Più che per le nuove strade sonore indicate, gli anni Duemila rischiano di passare agli onori della cronaca musicale per le riunioni di vecche glorie. Questa è la volta dei dEUS , anche se la dinamica non è proprio quella descritta. La band belga, infatti, ritorna a incidere, seppur rifondata in tutti i suoi elementi (resta solo il leader Tom Barman, che comunque ne era l'essenza), senza mai essersi ufficialmente sciolta, a sei anni di distanza da "The Ideal Crash", il disco della virata pop.
"Pocket Revolution" si pone come una continuazione del discorso interrotto, come se da allora nulla fosse accaduto. Il ritorno dei dEUS è una raccolta di canzoni, dodici canzoni pop-rock (proprio questo il cambiamento rispetto a "The Ideal Crash", la presenza di una componente fissa più rock), ognuna con una storia da raccontare, ognuna con un aspetto preciso e un messaggio, giusto un riempitivo uno ("Night Shopping").
L'inizio è dei migliori. Vortici di violini distorti accompagnano "Bad Timing", un lungo crescendo di natura post riscritto sotto forma di ballata, tra l'accorato e il distante, con esplosioni calibrate, sincere, incisive. Un basso avvolgente, invece, sostiene l'andatura di "7 Days 7 Weeks" che convoglia presto, spiazzando l'ascoltatore, in un ritornello da perfetta pop-song, sottolineato da una delicata frase di flauto. Un uno-due di altissimo livello.
Ma, si diceva, ogni pezzo una storia a sé. "Stop-Start Nature", sfacciata, ruffiana, basso saltellante e dure spinte di chitarra tagliente: dalla carezza al graffio. "If You Don't Get What You Want", rock da arena, tamarro, consapevole di essere tamarro, sbandieratamente tamarro. "What We Talk About", pulsazione electro, sussurro sensuale e vizioso, seducente invito d'amore e di sesso. Sono pezzi arrangiati letteralmente alla perfezione: la band ricava il massimo che può ricavare da questi brani.
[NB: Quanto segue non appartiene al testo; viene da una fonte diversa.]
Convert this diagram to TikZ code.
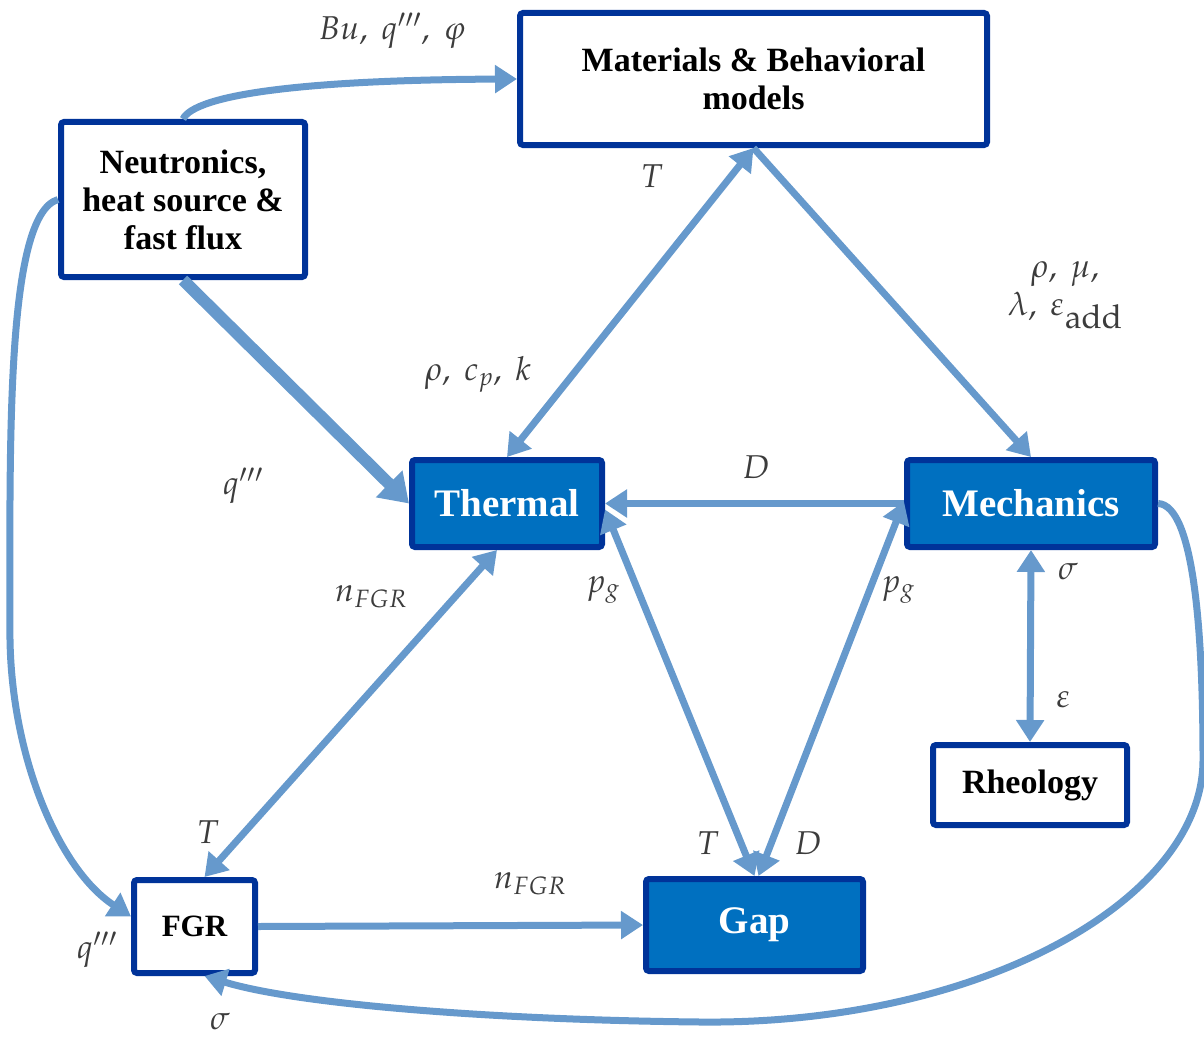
\documentclass[tikz,border=0pt]{standalone}
\usepackage{mathpazo}
\usepackage[no-math]{fontspec}
\setmainfont{Liberation Serif}
\usetikzlibrary{arrows.meta,calc}
\definecolor{bordc}{RGB}{0,51,153}
\definecolor{fillc}{RGB}{0,112,192}
\definecolor{linkc}{RGB}{102,153,204}
\definecolor{labc}{RGB}{60,60,60}
\tikzset{
  boxbase/.style={draw=bordc, line width=6pt, rounded corners=3pt, align=center, inner sep=0pt, font=\fontsize{34}{38}\selectfont\bfseries},
  wbox/.style={boxbase, fill=white, text=black},
  bbox/.style={boxbase, fill=fillc, text=white, font=\fontsize{39}{42}\selectfont\bfseries},
  link/.style={draw=linkc, line width=7pt, -{Triangle[length=22pt,width=27pt]}},
  blink/.style={draw=linkc, line width=7pt, {Triangle[length=22pt,width=27pt]}-{Triangle[length=22pt,width=27pt]}},
  thick link/.style={draw=linkc, line width=12pt, -{Triangle[length=28pt,width=36pt]}},
  lab/.style={text=labc, inner sep=0pt, font=\fontsize{33}{40}\selectfont}
}
\begin{document}
\begin{tikzpicture}[x=1pt, y={(0pt,-1pt)}]
\useasboundingbox (0,0) rectangle (1204,1038);
% boxes
\node[wbox, minimum width=467, minimum height=132] (mat) at (753.5,79) {Materials \& Behavioral\\models};
\node[wbox, minimum width=244, minimum height=155] (neu) at (183,199.5) {Neutronics,\\heat source \&\\fast flux};
\node[bbox, minimum width=190, minimum height=87] (th) at (507,503.5) {Thermal};
\node[bbox, minimum width=248, minimum height=87] (mech) at (1031,503.5) {Mechanics};
\node[wbox, minimum width=194, minimum height=80] (rh) at (1030,785) {Rheology};
\node[wbox, minimum width=121, minimum height=93, font=\fontsize{31}{36}\selectfont\bfseries] (fgr) at (194.5,926.5) {FGR};
\node[bbox, minimum width=217, minimum height=92] (gap) at (754.5,925) {Gap};
% connectors
\draw[link] (neu.north) .. controls (195,95) and (300,80) .. (mat.west);
\draw[blink] (mat.south) -- (th.north);
\draw[link] (mat.south) -- (mech.north);
\draw[thick link] (neu.south) -- (th.west);
\draw[link] (mech.west) -- (th.east);
\draw[blink] ($(th.south)+(-10,0)$) -- ($(fgr.north)+(10,0)$);
\draw[blink] ($(th.east)+(0,6)$) -- (gap.north);
\draw[blink] ($(mech.west)+(0,-2)$) -- ($(gap.north)+(4,0)$);
\draw[blink] (mech.south) -- (rh.north);
\draw[link] (fgr.east) -- (gap.west);
\draw[link] (neu.west) .. controls (5,215) and (10,450) .. (10,640)
   .. controls (12,760) and (60,870) .. ($(fgr.west)+(0,-10)$);
\draw[link] (mech.east) .. controls (1195,505) and (1203,640) .. (1203,760)
   .. controls (1203,900) and (980,1025) .. (700,1022)
   .. controls (500,1020) and (300,1005) .. ($(fgr.south)+(10,0)$);
% labels
\node[lab] (l1) at (392,31) {$Bu,\ q''',\ \varphi$};
\node[lab] (l2) at (652,176) {$T$};
\node[lab] (l3) at (478,374) {$\rho,\ c_p,\ k$};
\node[lab] (l4) at (243,486) {$q'''$};
\node[lab, align=center] (l5) at (1065,295) {$\rho,\ \mu,$\\[-2pt]$\lambda,\ \varepsilon_{\textstyle\mathrm{add}}$};
\node[lab] (l6) at (756,467) {$D$};
\node[lab] (l7) at (371,597) {$n_{FGR}$};
\node[lab] (l8) at (603,590) {$p_g$};
\node[lab] (l9) at (898,590) {$p_g$};
\node[lab] (l10) at (1068,572) {$\sigma$};
\node[lab] (l11) at (1063,700) {$\varepsilon$};
\node[lab] (l12) at (208,832) {$T$};
\node[lab] (l13) at (708,843) {$T$};
\node[lab] (l14) at (808,843) {$D$};
\node[lab] (l15) at (530,884) {$n_{FGR}$};
\node[lab] (l16) at (97,950) {$q'''$};
\node[lab] (l17) at (220,1022) {$\sigma$};
\end{tikzpicture}
\end{document}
Il problema è che nonostante il messaggio, nonostante l'atmosfera, nonostante l'abilità dei musicisti vadano tutti nella stessa direzione, che è quella voluta, qualcosa non quadra. Perché? Non quadra per il motivo più banale del mondo: questi brani, in fondo, non sono granché. Le eccezioni all'assunto non sono molte, giusto un altro paio, oltre alle prime due tracce. La prima, "Include Me Out", è un altro sussurro, ma diversissimo da quello di "What We Talk About". Una dolce ninnananna, spazzata da una cupa folata di synth, con armonica e campanelli a far comparsa di tanto in tanto. La seconda, "Nothing Really Ends", il brano conclusivo (e in realtà già edito), una serenata un po' trasognata e un po' dimessa, nobilitata da colpi di cristalli e toccante ritornello a due voci. Tra le due qualche episodio evitabile come la title track, soul prima evocativo, con note d'organo in sottofondo, poi chiassoso, con scoppio di chitarre e coro gospel e qualcuno più gustoso come "Sun Ra", rabbioso serpentone ad alta velocità. Ciò a ulteriore conferma di quello che sono, oggi, i dEUS. Una macchina perfetta, oliata, per la quale il tempo sembra essersi fermato.
Quello che manca a "Pocket Revolution" è però, come dicevamo, la sostanza, un numero sufficiente di canzoni belle, belle e basta. A fine ascolto resta dunque l'amaro in bocca: in quantità tale da permettere di dare soltanto una sufficienza stiracchiata al disco.
P.S.: c'è da dire, in ultimo, che molti brani presentano un'attitudine live non indifferente e potrebbero senza dubbio rivelarsi piacevoli sorprese se ben presentati in tale contesto.